After two months of scrolling and clicking, it’s refreshing to imagine the real-world experience of walking through an art exhibition, even if it’s on a reduced scale and, technically, still virtual.

POSSESSED WITH AN ACERBIC WIT, Colescott’s insightful and thought-provoking practice explores race and gender relations, often through the lens of Western art history. “Jealousy” (1984), a large-scale painting by Colescott is installed on an exterior wall of the art fair booth, adjacent to Thompson’s “The Golden Ass.”

The Colescott work depicts a white woman wearing a purple strapless evening gown with opera-length gloves. She is standing before heaps of weaponry and related materials designed to inflict harm—guns, bullets, knives, swords, bombs, hand grenades, arrows, heavy metal chains, ropes, and poison. A black man with gray hair who resembles the artist and a white woman, both of them nude, float above the scene embracing.
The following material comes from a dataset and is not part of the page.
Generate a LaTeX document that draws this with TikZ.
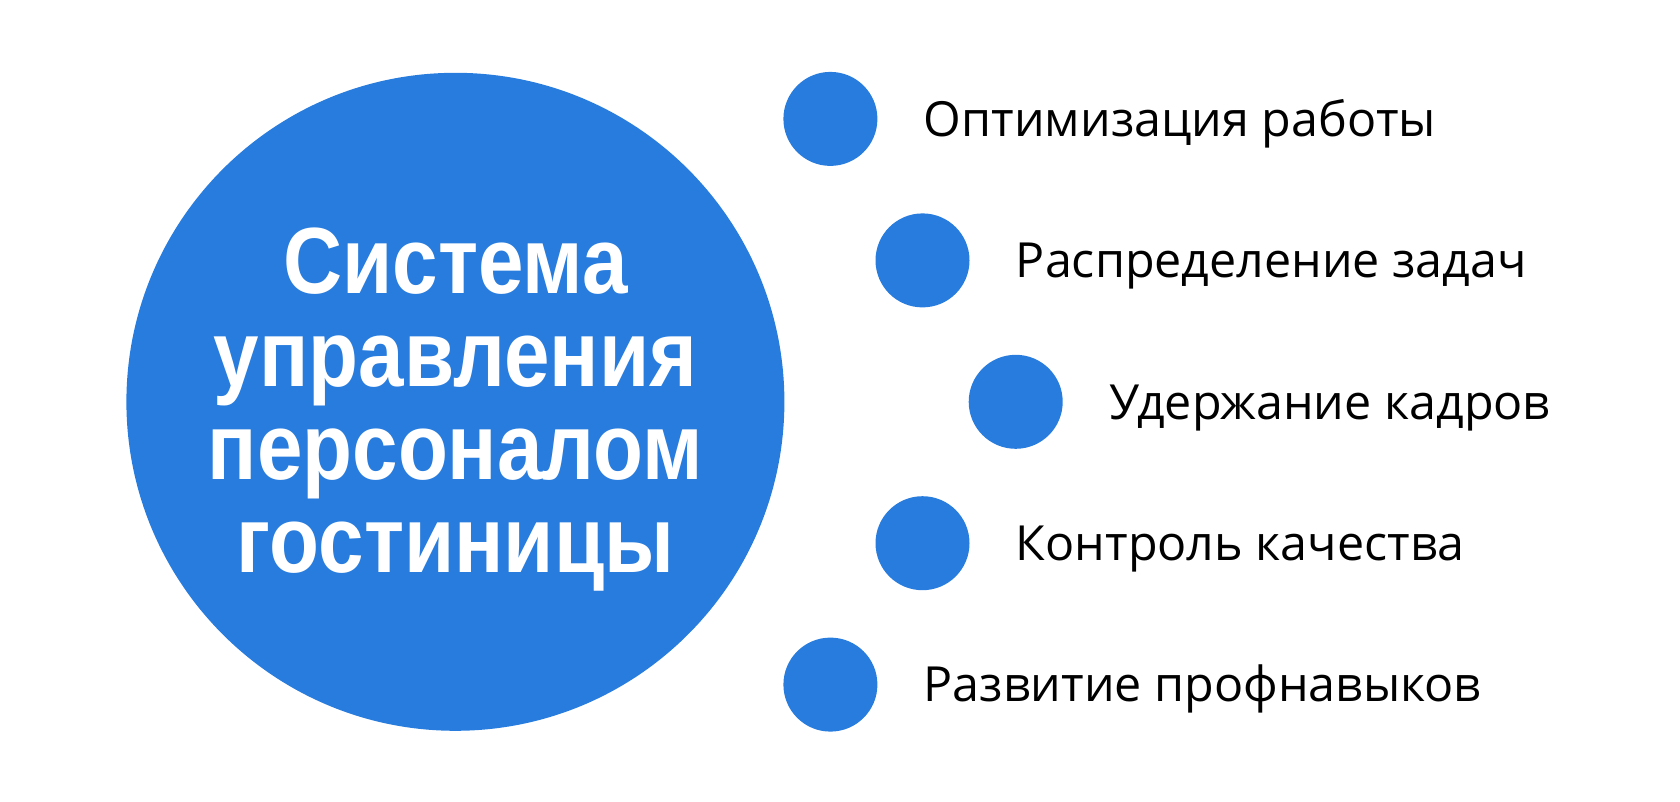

Meanwhile, a disembodied white hand, its fingernails painted red, brandishes a knife at the levitating couple.

Hard to decipher, the scene speaks to dreams and nightmares, or perhaps jealousy and revenge, and typifies the artist’s tendency toward provocation.

 


Price on Request | ROBERT COLESCOTT (1925–2009), “Jealousy,” 1984 (acrylic on canvas, 84 x 72 inches). | Courtesy Michael Rosenfeld Gallery LLC, New York, NY

 

Michael Rosenfeld is offering five works by Colescott. Three works on paper and two paintings. In addition to “Jealousy,” a small 14 x 16-inch acrylic on canvas work titled “The French in Louisiana” (1988) is for sale. The price is $110,000. Less than two years ago, the painting sold for $25,000 at Swann Auction Galleries. “Hot Stuff-Coming Through!” another Colescott work offered in the viewing room for $90,000, sold for $14,400 in 2011 at Swann.

SIX WORKS BY ANDREWS are displayed in the booth’s interior, alongside works by Colescott and Thompson. Eschewing oil paint on canvas because he found it too “sophisticated,” Andrews collaged paper and fabric onto his paintings, embedding them with meaning. Dating from 1964 to 2005, the works for sale include “The Way (Revival Series)” (1995) and “New Arrival (Migrant Series)” (2004).
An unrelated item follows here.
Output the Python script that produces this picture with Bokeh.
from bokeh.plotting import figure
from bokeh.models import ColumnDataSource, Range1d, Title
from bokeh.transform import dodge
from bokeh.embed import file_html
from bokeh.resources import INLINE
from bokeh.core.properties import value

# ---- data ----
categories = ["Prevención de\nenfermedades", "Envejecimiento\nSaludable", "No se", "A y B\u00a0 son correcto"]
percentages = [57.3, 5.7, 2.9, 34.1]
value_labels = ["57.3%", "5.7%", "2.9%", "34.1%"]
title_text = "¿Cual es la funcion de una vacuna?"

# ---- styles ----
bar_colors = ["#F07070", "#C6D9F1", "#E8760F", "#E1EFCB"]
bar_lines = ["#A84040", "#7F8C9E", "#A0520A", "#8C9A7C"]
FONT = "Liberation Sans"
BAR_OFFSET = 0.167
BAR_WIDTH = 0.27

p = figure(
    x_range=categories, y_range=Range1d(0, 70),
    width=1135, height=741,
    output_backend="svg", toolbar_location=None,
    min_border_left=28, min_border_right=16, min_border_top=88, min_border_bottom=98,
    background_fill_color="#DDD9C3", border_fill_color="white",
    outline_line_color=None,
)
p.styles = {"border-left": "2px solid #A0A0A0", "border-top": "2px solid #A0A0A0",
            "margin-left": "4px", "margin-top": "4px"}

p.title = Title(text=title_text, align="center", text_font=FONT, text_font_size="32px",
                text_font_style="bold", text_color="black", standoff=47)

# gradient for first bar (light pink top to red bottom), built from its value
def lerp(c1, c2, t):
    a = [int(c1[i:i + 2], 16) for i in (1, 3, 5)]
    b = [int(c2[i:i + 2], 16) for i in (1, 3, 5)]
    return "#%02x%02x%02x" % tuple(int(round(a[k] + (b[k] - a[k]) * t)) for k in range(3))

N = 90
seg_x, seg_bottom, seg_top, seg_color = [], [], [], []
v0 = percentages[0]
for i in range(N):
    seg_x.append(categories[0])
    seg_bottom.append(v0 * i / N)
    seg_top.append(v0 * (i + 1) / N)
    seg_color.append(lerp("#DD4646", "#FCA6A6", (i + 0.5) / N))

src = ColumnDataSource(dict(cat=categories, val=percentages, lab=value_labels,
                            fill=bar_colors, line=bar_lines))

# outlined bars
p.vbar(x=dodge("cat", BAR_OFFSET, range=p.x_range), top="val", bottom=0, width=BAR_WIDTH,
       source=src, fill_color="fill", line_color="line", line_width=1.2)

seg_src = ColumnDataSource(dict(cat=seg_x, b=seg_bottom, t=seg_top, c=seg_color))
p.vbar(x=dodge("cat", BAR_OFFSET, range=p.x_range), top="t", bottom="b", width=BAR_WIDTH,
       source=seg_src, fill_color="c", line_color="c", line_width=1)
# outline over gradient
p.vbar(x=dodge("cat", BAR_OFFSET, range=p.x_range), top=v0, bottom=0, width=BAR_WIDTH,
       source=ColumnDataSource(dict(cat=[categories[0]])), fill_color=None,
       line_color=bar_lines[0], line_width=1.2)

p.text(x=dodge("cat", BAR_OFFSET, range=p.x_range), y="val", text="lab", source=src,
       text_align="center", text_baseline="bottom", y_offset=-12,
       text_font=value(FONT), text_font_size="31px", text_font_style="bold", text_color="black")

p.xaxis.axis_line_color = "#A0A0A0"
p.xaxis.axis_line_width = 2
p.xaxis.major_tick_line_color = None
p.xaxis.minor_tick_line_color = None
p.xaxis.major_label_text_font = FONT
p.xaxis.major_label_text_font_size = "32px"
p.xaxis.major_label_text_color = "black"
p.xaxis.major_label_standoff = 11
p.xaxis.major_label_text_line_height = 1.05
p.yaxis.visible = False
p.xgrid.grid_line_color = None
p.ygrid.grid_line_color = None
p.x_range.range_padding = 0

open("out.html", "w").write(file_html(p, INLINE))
Eschewing oil paint on canvas because he found it too “sophisticated,” Benny Andrews collaged paper and fabric onto his paintings, embedding them with meaning.

The son of sharecroppers, Andrews was born in rural Plainview, Ga., educated at the School of the Art Institute of Chicago, and lived and worked in New York City throughout his career. An agitator for change, he co-founded the Black Emergency Cultural Coalition in 1969. The group demanded greater access to museums for artists of color in terms of exhibitions, programming, and representation in collections. He taught at Queens College and established an art education program in the New York State prison system.

At the same time, Andrews maintained his practice. Reflecting his biography and his passions, his expressive figuration explores the quotidian of rural African American life and makes statements about American history and social justice issues.

Andrews and Thompson were friends. Michael Rosenfeld Gallery represents the estates of both artists.

As varied as the work is, there are fundamental attributes shared by Colescott, Thompson, and Andrews. Describing its Frieze New York presentation, the gallery notes: “Each artist—faithful to the figure as a timeless symbol of the human condition—revolutionized narrative painting and our understanding of history.” CT

 

TOP IMAGE: Booth model showing proposed presentation for Frieze New York 2020. | Courtesy Michael Rosenfeld Gallery LLC, New York, NY

 


Price on Request | BENNY ANDREWS (1930–2006), “The Way (Revival Series),” 1995 (oil on canvas with painted fabric collage, 60 x 40 1/4 inches). | © Benny Andrews Estate; Courtesy Michael Rosenfeld Gallery LLC, New York, NY

 


$65,000 | BENNY ANDREWS (1930–2006), “New Arrival (Migrant Series),” 2004 (oil on paper with painted fabric and paper collage, 29 3/4 x 22 1/4 inches). | © Benny Andrews Estate; Courtesy Michael Rosenfeld Gallery LLC, New York, NY

 


Booth model showing proposed presentation for Frieze New York 2020. | Courtesy Michael Rosenfeld Gallery LLC, New York, NY

 


$90,000 | ROBERT COLESCOTT (1925–2009), “Hot Stuff-Coming Through!,” 1991 (acrylic on paper, 41 x 26 inches). | Courtesy Michael Rosenfeld Gallery LLC, New York, NY

 


$95,000 | BOB THOMPSON (1937–1966), “Untitled,” circa 1964 (oil on printed paper mounted on board, 10 7/8 x 10 1/2 inches). | © Michael Rosenfeld Gallery LLC, New York, NY

 


Booth model showing proposed presentation for Frieze New York 2020. | Courtesy Michael Rosenfeld Gallery LLC, New York, NY

 

BOOKSHELF
“Art and Race Matters: The Career of Robert Colescott” documents the first comprehensive retrospective of Robert Colescott and includes texts by Lowery Stokes Sims and Matthew Weseley. Organized by the Contemporary Arts Center in Cincinnati, the exhibition is currently traveling. The work of Benny Andrews is explored in “Benny Andrews: There Must Be a Heaven” and “American Icons: From Madison to Manhattan, the Art of Benny Andrews, 1948-1997.” With contributions from Judith Wilson, Thelma Golden, and Shamim Momim, “Bob Thompson,” is the first book dedicated solely to the artist’s work.